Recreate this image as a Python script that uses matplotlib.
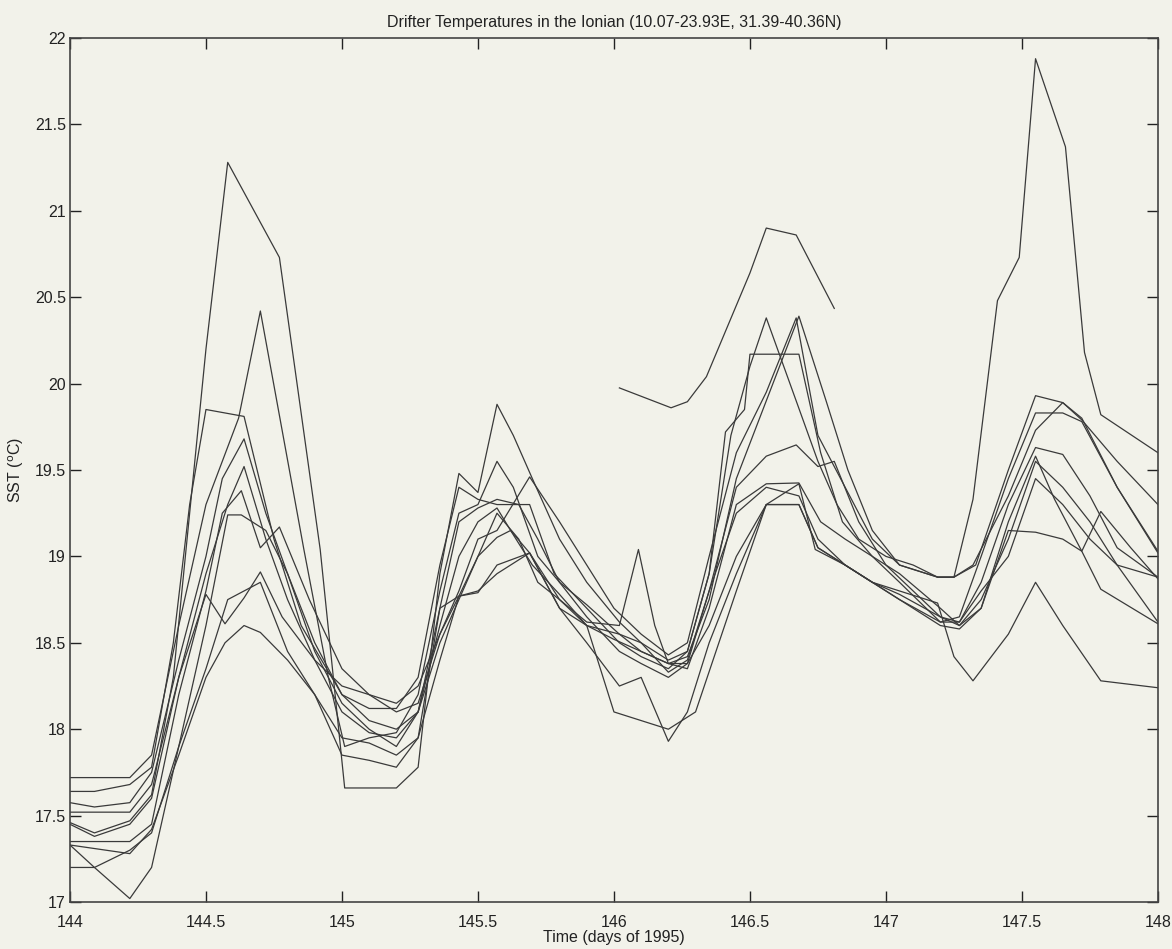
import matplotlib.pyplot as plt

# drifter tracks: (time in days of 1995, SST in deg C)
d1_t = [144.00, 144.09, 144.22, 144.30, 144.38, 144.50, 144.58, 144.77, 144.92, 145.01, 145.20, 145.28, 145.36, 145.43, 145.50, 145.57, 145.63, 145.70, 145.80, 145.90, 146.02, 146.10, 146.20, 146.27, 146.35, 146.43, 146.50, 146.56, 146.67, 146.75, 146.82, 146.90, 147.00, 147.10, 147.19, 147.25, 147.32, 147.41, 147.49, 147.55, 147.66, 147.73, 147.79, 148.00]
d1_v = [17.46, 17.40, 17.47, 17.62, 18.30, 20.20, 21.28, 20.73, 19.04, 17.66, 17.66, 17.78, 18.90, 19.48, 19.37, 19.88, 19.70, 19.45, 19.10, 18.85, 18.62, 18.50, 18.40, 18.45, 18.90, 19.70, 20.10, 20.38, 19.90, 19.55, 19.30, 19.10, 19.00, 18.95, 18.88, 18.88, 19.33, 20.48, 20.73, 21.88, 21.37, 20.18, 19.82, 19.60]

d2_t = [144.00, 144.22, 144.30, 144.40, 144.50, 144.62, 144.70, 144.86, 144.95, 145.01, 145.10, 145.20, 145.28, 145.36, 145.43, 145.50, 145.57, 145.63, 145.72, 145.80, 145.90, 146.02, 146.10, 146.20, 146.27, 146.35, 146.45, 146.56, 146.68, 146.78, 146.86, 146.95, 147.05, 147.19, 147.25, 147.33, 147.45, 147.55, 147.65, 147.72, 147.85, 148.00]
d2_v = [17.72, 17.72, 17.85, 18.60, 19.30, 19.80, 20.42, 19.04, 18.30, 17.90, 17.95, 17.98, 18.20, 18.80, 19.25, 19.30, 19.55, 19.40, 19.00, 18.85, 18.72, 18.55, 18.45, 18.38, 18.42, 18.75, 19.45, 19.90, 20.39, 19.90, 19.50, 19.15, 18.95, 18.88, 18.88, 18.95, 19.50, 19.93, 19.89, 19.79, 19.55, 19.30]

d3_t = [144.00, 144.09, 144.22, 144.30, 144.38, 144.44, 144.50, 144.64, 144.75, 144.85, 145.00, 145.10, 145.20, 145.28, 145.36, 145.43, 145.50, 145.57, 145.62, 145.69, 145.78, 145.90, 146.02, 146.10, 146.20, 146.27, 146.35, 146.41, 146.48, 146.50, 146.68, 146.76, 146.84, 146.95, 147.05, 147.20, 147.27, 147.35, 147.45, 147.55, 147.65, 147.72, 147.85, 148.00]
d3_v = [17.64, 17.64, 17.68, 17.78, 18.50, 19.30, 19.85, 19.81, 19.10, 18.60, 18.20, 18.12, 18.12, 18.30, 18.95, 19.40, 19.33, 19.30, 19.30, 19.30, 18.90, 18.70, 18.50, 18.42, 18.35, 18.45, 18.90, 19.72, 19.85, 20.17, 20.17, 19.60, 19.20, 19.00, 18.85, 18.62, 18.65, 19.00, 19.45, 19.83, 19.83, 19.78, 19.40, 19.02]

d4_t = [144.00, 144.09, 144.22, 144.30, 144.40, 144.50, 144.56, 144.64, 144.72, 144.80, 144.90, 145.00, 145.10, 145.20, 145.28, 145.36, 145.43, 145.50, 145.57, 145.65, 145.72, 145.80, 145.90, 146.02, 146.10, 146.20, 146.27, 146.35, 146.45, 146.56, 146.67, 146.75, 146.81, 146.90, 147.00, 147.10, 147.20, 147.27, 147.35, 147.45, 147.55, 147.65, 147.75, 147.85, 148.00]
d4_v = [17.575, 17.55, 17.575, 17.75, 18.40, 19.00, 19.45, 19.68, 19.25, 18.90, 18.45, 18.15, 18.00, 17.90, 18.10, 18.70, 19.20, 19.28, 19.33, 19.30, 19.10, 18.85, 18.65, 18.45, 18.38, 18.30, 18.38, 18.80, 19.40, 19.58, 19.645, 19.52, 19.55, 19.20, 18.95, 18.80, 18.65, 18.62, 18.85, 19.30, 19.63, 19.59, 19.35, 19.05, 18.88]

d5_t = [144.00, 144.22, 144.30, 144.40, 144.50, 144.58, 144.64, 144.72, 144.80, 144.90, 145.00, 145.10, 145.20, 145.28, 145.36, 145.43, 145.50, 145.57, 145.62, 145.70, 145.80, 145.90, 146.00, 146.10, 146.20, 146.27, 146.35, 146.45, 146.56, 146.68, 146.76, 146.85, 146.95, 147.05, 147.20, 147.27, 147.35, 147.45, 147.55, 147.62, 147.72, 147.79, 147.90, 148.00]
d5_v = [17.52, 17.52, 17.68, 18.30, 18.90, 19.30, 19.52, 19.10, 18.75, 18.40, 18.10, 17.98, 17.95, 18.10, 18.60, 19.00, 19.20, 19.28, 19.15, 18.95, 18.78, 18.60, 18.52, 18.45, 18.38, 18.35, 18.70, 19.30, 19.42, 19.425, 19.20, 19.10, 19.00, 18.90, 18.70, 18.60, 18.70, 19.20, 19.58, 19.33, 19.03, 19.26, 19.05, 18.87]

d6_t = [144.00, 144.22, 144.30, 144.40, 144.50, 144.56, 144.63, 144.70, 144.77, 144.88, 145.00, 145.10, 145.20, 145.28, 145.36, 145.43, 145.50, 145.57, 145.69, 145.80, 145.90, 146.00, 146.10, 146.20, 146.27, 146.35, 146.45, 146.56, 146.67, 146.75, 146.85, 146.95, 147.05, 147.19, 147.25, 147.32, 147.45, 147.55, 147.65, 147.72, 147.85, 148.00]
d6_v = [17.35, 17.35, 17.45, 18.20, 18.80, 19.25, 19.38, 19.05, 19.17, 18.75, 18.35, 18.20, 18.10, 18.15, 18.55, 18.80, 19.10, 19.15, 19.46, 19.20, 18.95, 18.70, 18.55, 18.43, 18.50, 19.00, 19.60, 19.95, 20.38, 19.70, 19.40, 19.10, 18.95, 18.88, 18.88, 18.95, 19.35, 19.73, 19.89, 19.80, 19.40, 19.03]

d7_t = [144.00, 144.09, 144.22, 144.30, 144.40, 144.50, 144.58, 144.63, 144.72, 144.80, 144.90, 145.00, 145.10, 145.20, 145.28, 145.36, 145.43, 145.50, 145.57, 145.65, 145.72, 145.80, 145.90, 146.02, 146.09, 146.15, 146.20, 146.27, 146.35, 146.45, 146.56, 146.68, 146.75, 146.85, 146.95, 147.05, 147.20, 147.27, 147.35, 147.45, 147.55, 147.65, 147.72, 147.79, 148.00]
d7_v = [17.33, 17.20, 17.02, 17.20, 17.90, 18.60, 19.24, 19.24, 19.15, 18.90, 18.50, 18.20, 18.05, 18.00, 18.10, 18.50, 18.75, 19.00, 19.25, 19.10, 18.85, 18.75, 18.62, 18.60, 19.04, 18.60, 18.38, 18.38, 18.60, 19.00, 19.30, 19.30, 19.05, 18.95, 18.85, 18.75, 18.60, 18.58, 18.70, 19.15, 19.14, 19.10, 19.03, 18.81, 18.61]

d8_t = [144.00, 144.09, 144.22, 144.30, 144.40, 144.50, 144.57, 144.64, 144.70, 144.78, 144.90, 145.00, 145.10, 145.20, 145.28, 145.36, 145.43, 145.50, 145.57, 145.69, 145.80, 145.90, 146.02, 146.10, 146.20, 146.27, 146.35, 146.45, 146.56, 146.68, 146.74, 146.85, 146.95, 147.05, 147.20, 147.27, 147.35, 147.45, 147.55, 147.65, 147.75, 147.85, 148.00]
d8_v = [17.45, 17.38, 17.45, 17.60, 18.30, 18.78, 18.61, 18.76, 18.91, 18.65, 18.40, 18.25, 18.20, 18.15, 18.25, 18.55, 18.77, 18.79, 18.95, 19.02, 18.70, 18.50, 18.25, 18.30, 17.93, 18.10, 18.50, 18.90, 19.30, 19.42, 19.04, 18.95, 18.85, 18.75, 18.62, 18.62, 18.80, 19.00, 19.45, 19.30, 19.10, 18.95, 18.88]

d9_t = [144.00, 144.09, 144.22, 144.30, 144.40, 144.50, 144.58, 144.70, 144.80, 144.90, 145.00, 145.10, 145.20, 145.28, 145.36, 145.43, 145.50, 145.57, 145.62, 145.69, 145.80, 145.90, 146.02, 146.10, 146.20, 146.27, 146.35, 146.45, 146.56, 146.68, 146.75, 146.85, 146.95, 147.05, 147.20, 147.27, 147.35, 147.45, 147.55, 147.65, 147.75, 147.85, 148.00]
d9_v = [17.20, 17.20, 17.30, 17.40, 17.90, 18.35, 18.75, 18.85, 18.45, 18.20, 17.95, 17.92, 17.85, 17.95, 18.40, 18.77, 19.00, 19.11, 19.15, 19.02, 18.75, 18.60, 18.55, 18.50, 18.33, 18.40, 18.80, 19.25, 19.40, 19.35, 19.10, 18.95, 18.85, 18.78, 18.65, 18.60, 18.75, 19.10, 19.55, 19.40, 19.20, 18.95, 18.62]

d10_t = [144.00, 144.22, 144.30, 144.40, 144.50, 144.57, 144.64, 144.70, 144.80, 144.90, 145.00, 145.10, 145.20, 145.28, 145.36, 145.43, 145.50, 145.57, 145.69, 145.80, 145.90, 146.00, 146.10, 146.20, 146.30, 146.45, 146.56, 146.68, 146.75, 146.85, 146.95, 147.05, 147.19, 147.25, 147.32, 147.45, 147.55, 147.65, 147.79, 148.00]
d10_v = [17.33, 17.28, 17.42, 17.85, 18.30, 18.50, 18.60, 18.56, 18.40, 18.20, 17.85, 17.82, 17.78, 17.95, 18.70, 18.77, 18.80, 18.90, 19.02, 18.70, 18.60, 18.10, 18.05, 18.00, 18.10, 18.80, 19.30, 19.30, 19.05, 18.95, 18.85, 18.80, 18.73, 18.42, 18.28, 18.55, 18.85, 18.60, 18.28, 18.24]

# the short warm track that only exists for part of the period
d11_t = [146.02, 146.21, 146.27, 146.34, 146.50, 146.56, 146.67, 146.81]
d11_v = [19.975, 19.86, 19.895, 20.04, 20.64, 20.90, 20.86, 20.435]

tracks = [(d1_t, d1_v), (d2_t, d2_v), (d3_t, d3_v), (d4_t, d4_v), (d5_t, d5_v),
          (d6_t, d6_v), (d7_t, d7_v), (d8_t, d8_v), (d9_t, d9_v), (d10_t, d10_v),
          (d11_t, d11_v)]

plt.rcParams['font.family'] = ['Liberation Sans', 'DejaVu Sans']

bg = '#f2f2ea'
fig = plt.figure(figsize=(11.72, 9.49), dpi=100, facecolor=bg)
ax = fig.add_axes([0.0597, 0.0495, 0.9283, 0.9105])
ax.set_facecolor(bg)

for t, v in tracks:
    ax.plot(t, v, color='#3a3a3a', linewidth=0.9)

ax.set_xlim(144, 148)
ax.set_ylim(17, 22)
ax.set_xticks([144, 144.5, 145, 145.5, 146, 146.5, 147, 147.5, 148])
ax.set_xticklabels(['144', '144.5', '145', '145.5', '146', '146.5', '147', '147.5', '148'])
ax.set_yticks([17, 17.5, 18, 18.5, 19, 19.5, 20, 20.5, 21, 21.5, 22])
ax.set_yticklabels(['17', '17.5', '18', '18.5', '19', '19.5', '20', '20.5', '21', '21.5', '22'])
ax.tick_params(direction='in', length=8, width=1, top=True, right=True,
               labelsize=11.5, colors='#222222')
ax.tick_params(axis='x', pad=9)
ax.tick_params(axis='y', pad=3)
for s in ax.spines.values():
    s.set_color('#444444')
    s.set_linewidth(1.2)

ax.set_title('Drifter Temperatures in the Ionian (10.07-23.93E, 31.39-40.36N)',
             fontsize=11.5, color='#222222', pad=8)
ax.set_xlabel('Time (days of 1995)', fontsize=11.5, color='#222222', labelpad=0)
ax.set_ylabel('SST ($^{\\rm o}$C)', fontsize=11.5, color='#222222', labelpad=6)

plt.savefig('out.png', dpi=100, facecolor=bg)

-*-

**Problem requirements**: Give again, word for word, every line from the top of the data through the line with "import matplotlib.pyplot as plt", both ends included, and exclude the pictures.

**In response**:
Recreate this image as a Python script that uses matplotlib.
import matplotlib.pyplot as plt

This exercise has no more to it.